Mandy, on the other hand, was a movie I started out suspicious of because I did not enjoy Panos Cosmatos’s earlier film Beyond the Black Rainbow.  Many friends convinced me that this was going to be different, and it was, in that Nicholas Cage did keep me interested for the first half.  I”m starting to think that maybe the SSMG is too old to keep having double features on weeknights that end around midnight.  Maybe I’ll try having more caffeine and less alcohol during them.  Mandy isn’t a bad movie, but it also wasn’t for me, but that’s fine.

Inspired by my old friend The Snork Maiden’s working on a design project centered on Frankenstein and a piece I read at The Cultural Gutter years ago I decided it was time to finally try to read the original science fiction novel again.  I first tried to read Frankenstein when I wasn’t ready for it, gave it another shot when I was still not ready for it, but it turned out that listening to it was the right choice-the 19th century language listens a lot easier than it has read for me.


October 12th:  We showed the kids The Legend of Sleepy Hollow segment from The Adventures of Ichabod and Mr. Toad and it was a big hit-I especially enjoyed watching the kids faces right at the point when the Horseman first arrives.  Their eyes have rarely been so open.

The Baroness and I also finished off Hallowe’en Party, and I was struck this time by just how high the body count was on it, to the point I was wondering how many murders appear in Poirot stories (in the books themselves the answer is apparently 53).  We also dug out the Halloween decorations and put them up and I found out the kids now both love the monster magnet set I got as a Christmas gift from the Baroness many moons ago. Lil’ Baroness decided to blow kisses to Gentleman Pumpkin.

October 13th:  We watched The Wind in the Willows, or at least the Disney version of it…not sure if it counts but I’m going to count it, along with a Bugs Bunny short I’d never seen before-1961’s The Abominable Snow Rabbit, which pairs a Bugs and Daffy race to get the other guy killed by a hunter set up with a version of the Yeti. It’s not as good as some Bugs/Daffy set ups but there’s enough worthwhile moments that you should check it out if you’ve never seen it before.

October 14th:  I showed the kids the classic “Hare-Raising Hare” Bugs Bunny short that includes Gossamer, the giant orange monster in sneakers. We followed it up with “Haredevil Hare”, the one that introduced Marvin the Martian.  We also took them to the farm we used to have a CSA at so we could pick out pumpkins and buy some kettle corn and cider doughnuts.

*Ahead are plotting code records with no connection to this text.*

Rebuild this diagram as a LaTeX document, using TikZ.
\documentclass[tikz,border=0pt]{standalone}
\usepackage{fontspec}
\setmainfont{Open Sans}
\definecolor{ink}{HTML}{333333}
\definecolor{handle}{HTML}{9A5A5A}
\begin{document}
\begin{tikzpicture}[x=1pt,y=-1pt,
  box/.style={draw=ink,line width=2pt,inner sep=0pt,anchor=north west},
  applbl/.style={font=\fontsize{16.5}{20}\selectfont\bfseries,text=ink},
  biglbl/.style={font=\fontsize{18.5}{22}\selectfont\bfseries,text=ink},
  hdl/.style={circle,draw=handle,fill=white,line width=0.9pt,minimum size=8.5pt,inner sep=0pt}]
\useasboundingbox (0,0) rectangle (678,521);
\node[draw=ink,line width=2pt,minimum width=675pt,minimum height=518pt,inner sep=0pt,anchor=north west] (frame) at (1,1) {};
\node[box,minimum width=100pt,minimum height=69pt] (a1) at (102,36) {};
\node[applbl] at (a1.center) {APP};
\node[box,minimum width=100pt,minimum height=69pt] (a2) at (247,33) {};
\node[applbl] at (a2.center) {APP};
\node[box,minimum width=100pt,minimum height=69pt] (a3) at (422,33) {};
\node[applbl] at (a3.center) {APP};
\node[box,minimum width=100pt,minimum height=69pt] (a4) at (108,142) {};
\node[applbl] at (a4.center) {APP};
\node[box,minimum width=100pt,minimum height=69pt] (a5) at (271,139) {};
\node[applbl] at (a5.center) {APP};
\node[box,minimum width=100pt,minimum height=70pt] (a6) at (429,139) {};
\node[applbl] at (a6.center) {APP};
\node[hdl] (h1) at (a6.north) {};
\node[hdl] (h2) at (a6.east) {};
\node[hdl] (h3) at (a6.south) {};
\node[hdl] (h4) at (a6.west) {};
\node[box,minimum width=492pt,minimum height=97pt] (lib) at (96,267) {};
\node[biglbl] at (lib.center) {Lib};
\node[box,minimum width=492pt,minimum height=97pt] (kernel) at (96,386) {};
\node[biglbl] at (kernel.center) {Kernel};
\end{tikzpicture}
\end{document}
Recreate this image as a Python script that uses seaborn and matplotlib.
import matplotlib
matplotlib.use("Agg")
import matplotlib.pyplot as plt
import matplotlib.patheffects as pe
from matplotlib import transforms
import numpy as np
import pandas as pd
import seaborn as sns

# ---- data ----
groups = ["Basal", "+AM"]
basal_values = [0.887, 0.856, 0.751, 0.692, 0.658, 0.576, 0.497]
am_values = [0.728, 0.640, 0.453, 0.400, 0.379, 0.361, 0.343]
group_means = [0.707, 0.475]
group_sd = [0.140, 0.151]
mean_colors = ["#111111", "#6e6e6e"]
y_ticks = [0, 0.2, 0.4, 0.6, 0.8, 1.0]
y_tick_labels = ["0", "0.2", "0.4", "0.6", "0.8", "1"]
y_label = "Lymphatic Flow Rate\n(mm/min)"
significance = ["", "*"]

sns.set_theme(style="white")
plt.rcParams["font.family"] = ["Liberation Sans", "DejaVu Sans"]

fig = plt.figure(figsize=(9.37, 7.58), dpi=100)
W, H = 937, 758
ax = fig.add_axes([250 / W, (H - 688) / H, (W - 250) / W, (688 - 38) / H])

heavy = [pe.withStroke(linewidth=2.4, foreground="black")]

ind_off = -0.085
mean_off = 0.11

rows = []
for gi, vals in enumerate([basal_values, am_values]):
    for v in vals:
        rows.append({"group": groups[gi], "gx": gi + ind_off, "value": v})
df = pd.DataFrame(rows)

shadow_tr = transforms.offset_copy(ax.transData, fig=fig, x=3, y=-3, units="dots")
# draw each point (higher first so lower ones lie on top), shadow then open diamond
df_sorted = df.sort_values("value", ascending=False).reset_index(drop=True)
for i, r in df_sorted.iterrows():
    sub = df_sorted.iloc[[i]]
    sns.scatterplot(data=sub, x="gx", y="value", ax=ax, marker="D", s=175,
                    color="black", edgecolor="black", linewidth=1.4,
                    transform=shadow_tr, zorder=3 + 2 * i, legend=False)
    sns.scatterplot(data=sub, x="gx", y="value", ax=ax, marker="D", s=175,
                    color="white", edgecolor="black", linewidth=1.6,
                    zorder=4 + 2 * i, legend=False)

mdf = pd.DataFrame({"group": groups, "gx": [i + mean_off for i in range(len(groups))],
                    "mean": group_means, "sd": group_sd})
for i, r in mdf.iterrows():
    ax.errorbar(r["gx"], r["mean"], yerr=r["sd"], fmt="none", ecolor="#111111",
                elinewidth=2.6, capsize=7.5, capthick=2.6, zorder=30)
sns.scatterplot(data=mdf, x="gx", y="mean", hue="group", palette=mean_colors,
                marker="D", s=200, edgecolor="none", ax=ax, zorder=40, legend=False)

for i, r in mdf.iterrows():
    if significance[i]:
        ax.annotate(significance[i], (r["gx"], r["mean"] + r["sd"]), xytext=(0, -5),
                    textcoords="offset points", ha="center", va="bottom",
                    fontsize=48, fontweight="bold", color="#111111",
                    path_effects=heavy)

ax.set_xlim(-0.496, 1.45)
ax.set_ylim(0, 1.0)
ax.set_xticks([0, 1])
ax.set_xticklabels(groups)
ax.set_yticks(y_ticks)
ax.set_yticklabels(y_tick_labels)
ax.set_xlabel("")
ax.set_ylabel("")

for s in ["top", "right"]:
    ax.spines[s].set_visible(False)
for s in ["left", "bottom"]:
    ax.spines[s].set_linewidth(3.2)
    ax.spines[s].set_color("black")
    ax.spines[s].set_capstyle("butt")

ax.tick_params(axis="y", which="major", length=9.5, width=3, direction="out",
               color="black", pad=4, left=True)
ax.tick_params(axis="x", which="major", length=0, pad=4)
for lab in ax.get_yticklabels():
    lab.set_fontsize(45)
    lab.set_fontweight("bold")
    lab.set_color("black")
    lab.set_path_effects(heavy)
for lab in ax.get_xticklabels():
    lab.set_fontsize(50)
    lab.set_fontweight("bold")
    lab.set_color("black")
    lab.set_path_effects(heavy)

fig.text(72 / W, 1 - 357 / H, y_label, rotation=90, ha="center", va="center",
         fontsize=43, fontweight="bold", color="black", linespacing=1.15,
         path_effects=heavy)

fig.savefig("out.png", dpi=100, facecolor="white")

Later I started up Black Water, which I’d seen part of an earlier evening this Fall.  It’s a well made movie, Open Water with a crocodile, but at some point I decided I couldn’t take watching the three character argue with one another until they all died horrible deaths and just skipped right to the Wiki entry.

Thus ends week two of this project…I hope I’m going to make it to rest but we’ll see…Halloween is nearly upon us and there’s a lot to do before then.

*Both approaches were anticipated by Sir Arthur Conan Doyle in his short stories “The Ring of Thoth“and “Lot 249″.

** The Mayan Collapse wasn’t really as sudden or mysterious as people made it out to be when these movies were made but stop using your noodle and enjoy this trash!